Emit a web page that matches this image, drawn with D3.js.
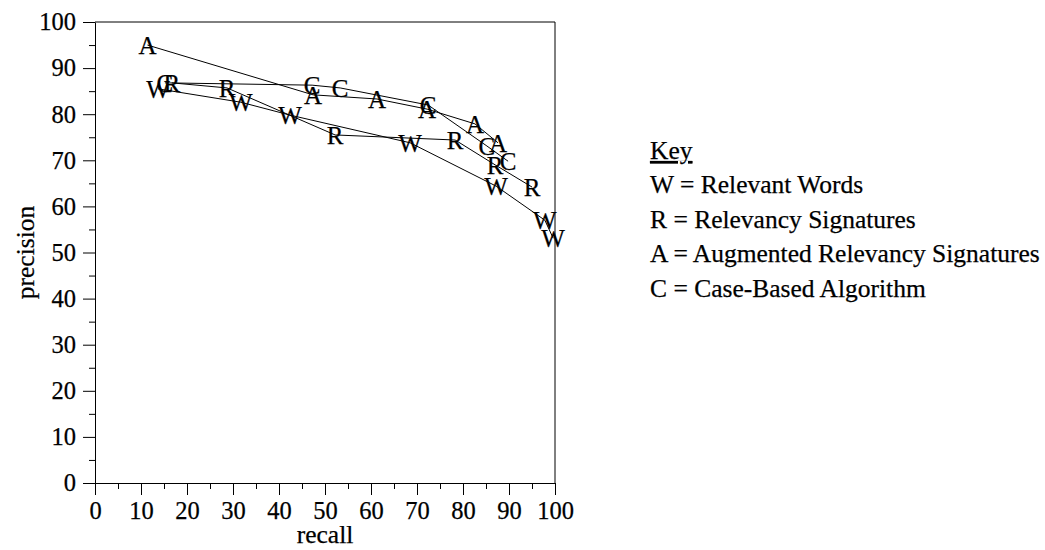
<!DOCTYPE html>
<html>
<head>
<meta charset="utf-8">
<script src="https://cdn.jsdelivr.net/npm/d3@7"></script>
<style>
  html, body { margin: 0; padding: 0; background: #fff; }
  svg { display: block; }
  text { font-family: "Liberation Serif", "Times New Roman", serif; fill: #000; }
</style>
</head>
<body>
<svg id="chart" width="1045" height="550"></svg>
<script>
// Precision / recall measurements for four text classification methods
const wRecall    = [13.7, 31.7, 42.4, 68.5, 87.2, 97.8, 99.6];
const wPrecision = [85.5, 82.6, 79.8, 73.8, 64.4, 57.0, 53.1];

const rRecall    = [16.7, 28.7, 52.2, 78.3, 87.0, 95.0];
const rPrecision = [86.8, 85.7, 75.5, 74.4, 69.0, 64.2];

const aRecall    = [11.4, 47.4, 61.3, 72.2, 82.6, 87.6];
const aPrecision = [95.0, 84.2, 83.3, 81.1, 77.9, 73.8];

const cRecall    = [15.2, 47.2, 53.3, 72.4, 85.2, 89.8];
const cPrecision = [86.8, 86.3, 85.7, 82.0, 73.1, 69.8];

const legendLabels = [
  "W = Relevant Words",
  "R = Relevancy Signatures",
  "A = Augmented Relevancy Signatures",
  "C = Case-Based Algorithm"
];
const majorTicks = d3.range(0, 101, 10);
const minorTicks = d3.range(5, 100, 10);

const series = [
  { sym: "W", xs: wRecall, ys: wPrecision },
  { sym: "R", xs: rRecall, ys: rPrecision },
  { sym: "A", xs: aRecall, ys: aPrecision },
  { sym: "C", xs: cRecall, ys: cPrecision }
];

const svg = d3.select("#chart");
const x = d3.scaleLinear().domain([0, 100]).range([95, 555]);
const y = d3.scaleLinear().domain([0, 100]).range([483, 22]);
const TICK_FS = 24.5, MARK_FS = 25, KEY_FS = 25.5, TITLE_FS = 25.5;
const thicken = sel => sel.attr("stroke", "#000").attr("stroke-width", 0.25);

// frame: top and right edges
svg.append("path")
  .attr("d", `M${x(0)},${y(100)}H${x(100)}V${y(0)}`)
  .attr("fill", "none").attr("stroke", "#000").attr("stroke-width", 1);

// x axis
const gx = svg.append("g").attr("transform", `translate(0,${y(0)})`);
gx.call(d3.axisBottom(x).tickValues(majorTicks).tickSize(12).tickPadding(7).tickSizeOuter(0));
gx.append("g").call(d3.axisBottom(x).tickValues(minorTicks).tickSize(6).tickFormat("").tickSizeOuter(0))
  .select(".domain").remove();

// y axis
const gy = svg.append("g").attr("transform", `translate(${x(0)},0)`);
gy.call(d3.axisLeft(y).tickValues(majorTicks).tickSize(12).tickPadding(7).tickSizeOuter(0));
gy.append("g").call(d3.axisLeft(y).tickValues(minorTicks).tickSize(6).tickFormat("").tickSizeOuter(0))
  .select(".domain").remove();

svg.selectAll(".tick line, .domain").attr("stroke", "#000").attr("stroke-width", 1);
svg.selectAll(".tick text")
  .style("font-family", "'Liberation Serif', 'Times New Roman', serif")
  .attr("font-size", TICK_FS).attr("fill", "#000")
  .call(thicken);

// axis titles
svg.append("text")
  .attr("x", x(50)).attr("y", 543)
  .attr("text-anchor", "middle").attr("font-size", TITLE_FS)
  .text("recall").call(thicken);
svg.append("text")
  .attr("transform", `translate(34,${y(50)}) rotate(-90)`)
  .attr("text-anchor", "middle").attr("font-size", TITLE_FS)
  .text("precision").call(thicken);

// series: connecting lines then letter markers
const line = d3.line().x(d => x(d[0])).y(d => y(d[1]));
series.forEach(s => {
  const pts = s.xs.map((v, i) => [v, s.ys[i]]);
  svg.append("path")
    .datum(pts)
    .attr("d", line)
    .attr("fill", "none")
    .attr("stroke", "#000")
    .attr("stroke-width", 1);
});
series.forEach(s => {
  const pts = s.xs.map((v, i) => [v, s.ys[i]]);
  svg.append("g").selectAll("text")
    .data(pts)
    .join("text")
    .attr("x", d => x(d[0]))
    .attr("y", d => y(d[1]))
    .attr("dy", "0.35em")
    .attr("text-anchor", "middle")
    .attr("font-size", MARK_FS)
    .text(s.sym)
    .call(thicken);
});

// key
const key = svg.append("g").attr("transform", "translate(650,0)");
key.append("text")
  .attr("x", 0).attr("y", 159)
  .attr("font-size", KEY_FS)
  .attr("text-decoration", "underline")
  .text("Key").call(thicken);
key.selectAll("text.entry")
  .data(legendLabels)
  .join("text")
  .attr("class", "entry")
  .attr("x", 0)
  .attr("y", (d, i) => 193 + i * 34.5)
  .attr("font-size", KEY_FS)
  .text(d => d)
  .call(thicken);
</script>
</body>
</html>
__________
- [Your objective]: Every line above should be returned exactly; the pictures stay out.

- [Result of this exercise]:
Emit a web page that matches this image, drawn with D3.js.
<!DOCTYPE html>
<html>
<head>
<meta charset="utf-8">
<script src="https://cdn.jsdelivr.net/npm/d3@7"></script>
<style>
  html, body { margin: 0; padding: 0; background: #fff; }
  svg { display: block; }
  text { font-family: "Liberation Serif", "Times New Roman", serif; fill: #000; }
</style>
</head>
<body>
<svg id="chart" width="1045" height="550"></svg>
<script>
// Precision / recall measurements for four text classification methods
const wRecall    = [13.7, 31.7, 42.4, 68.5, 87.2, 97.8, 99.6];
const wPrecision = [85.5, 82.6, 79.8, 73.8, 64.4, 57.0, 53.1];

const rRecall    = [16.7, 28.7, 52.2, 78.3, 87.0, 95.0];
const rPrecision = [86.8, 85.7, 75.5, 74.4, 69.0, 64.2];

const aRecall    = [11.4, 47.4, 61.3, 72.2, 82.6, 87.6];
const aPrecision = [95.0, 84.2, 83.3, 81.1, 77.9, 73.8];

const cRecall    = [15.2, 47.2, 53.3, 72.4, 85.2, 89.8];
const cPrecision = [86.8, 86.3, 85.7, 82.0, 73.1, 69.8];

const legendLabels = [
  "W = Relevant Words",
  "R = Relevancy Signatures",
  "A = Augmented Relevancy Signatures",
  "C = Case-Based Algorithm"
];
const majorTicks = d3.range(0, 101, 10);
const minorTicks = d3.range(5, 100, 10);

const series = [
  { sym: "W", xs: wRecall, ys: wPrecision },
  { sym: "R", xs: rRecall, ys: rPrecision },
  { sym: "A", xs: aRecall, ys: aPrecision },
  { sym: "C", xs: cRecall, ys: cPrecision }
];

const svg = d3.select("#chart");
const x = d3.scaleLinear().domain([0, 100]).range([95, 555]);
const y = d3.scaleLinear().domain([0, 100]).range([483, 22]);
const TICK_FS = 24.5, MARK_FS = 25, KEY_FS = 25.5, TITLE_FS = 25.5;
const thicken = sel => sel.attr("stroke", "#000").attr("stroke-width", 0.25);

// frame: top and right edges
svg.append("path")
  .attr("d", `M${x(0)},${y(100)}H${x(100)}V${y(0)}`)
  .attr("fill", "none").attr("stroke", "#000").attr("stroke-width", 1);

// x axis
const gx = svg.append("g").attr("transform", `translate(0,${y(0)})`);
gx.call(d3.axisBottom(x).tickValues(majorTicks).tickSize(12).tickPadding(7).tickSizeOuter(0));
gx.append("g").call(d3.axisBottom(x).tickValues(minorTicks).tickSize(6).tickFormat("").tickSizeOuter(0))
  .select(".domain").remove();

// y axis
const gy = svg.append("g").attr("transform", `translate(${x(0)},0)`);
gy.call(d3.axisLeft(y).tickValues(majorTicks).tickSize(12).tickPadding(7).tickSizeOuter(0));
gy.append("g").call(d3.axisLeft(y).tickValues(minorTicks).tickSize(6).tickFormat("").tickSizeOuter(0))
  .select(".domain").remove();

svg.selectAll(".tick line, .domain").attr("stroke", "#000").attr("stroke-width", 1);
svg.selectAll(".tick text")
  .style("font-family", "'Liberation Serif', 'Times New Roman', serif")
  .attr("font-size", TICK_FS).attr("fill", "#000")
  .call(thicken);

// axis titles
svg.append("text")
  .attr("x", x(50)).attr("y", 543)
  .attr("text-anchor", "middle").attr("font-size", TITLE_FS)
  .text("recall").call(thicken);
svg.append("text")
  .attr("transform", `translate(34,${y(50)}) rotate(-90)`)
  .attr("text-anchor", "middle").attr("font-size", TITLE_FS)
  .text("precision").call(thicken);

// series: connecting lines then letter markers
const line = d3.line().x(d => x(d[0])).y(d => y(d[1]));
series.forEach(s => {
  const pts = s.xs.map((v, i) => [v, s.ys[i]]);
  svg.append("path")
    .datum(pts)
    .attr("d", line)
    .attr("fill", "none")
    .attr("stroke", "#000")
    .attr("stroke-width", 1);
});
series.forEach(s => {
  const pts = s.xs.map((v, i) => [v, s.ys[i]]);
  svg.append("g").selectAll("text")
    .data(pts)
    .join("text")
    .attr("x", d => x(d[0]))
    .attr("y", d => y(d[1]))
    .attr("dy", "0.35em")
    .attr("text-anchor", "middle")
    .attr("font-size", MARK_FS)
    .text(s.sym)
    .call(thicken);
});

// key
const key = svg.append("g").attr("transform", "translate(650,0)");
key.append("text")
  .attr("x", 0).attr("y", 159)
  .attr("font-size", KEY_FS)
  .attr("text-decoration", "underline")
  .text("Key").call(thicken);
key.selectAll("text.entry")
  .data(legendLabels)
  .join("text")
  .attr("class", "entry")
  .attr("x", 0)
  .attr("y", (d, i) => 193 + i * 34.5)
  .attr("font-size", KEY_FS)
  .text(d => d)
  .call(thicken);
</script>
</body>
</html>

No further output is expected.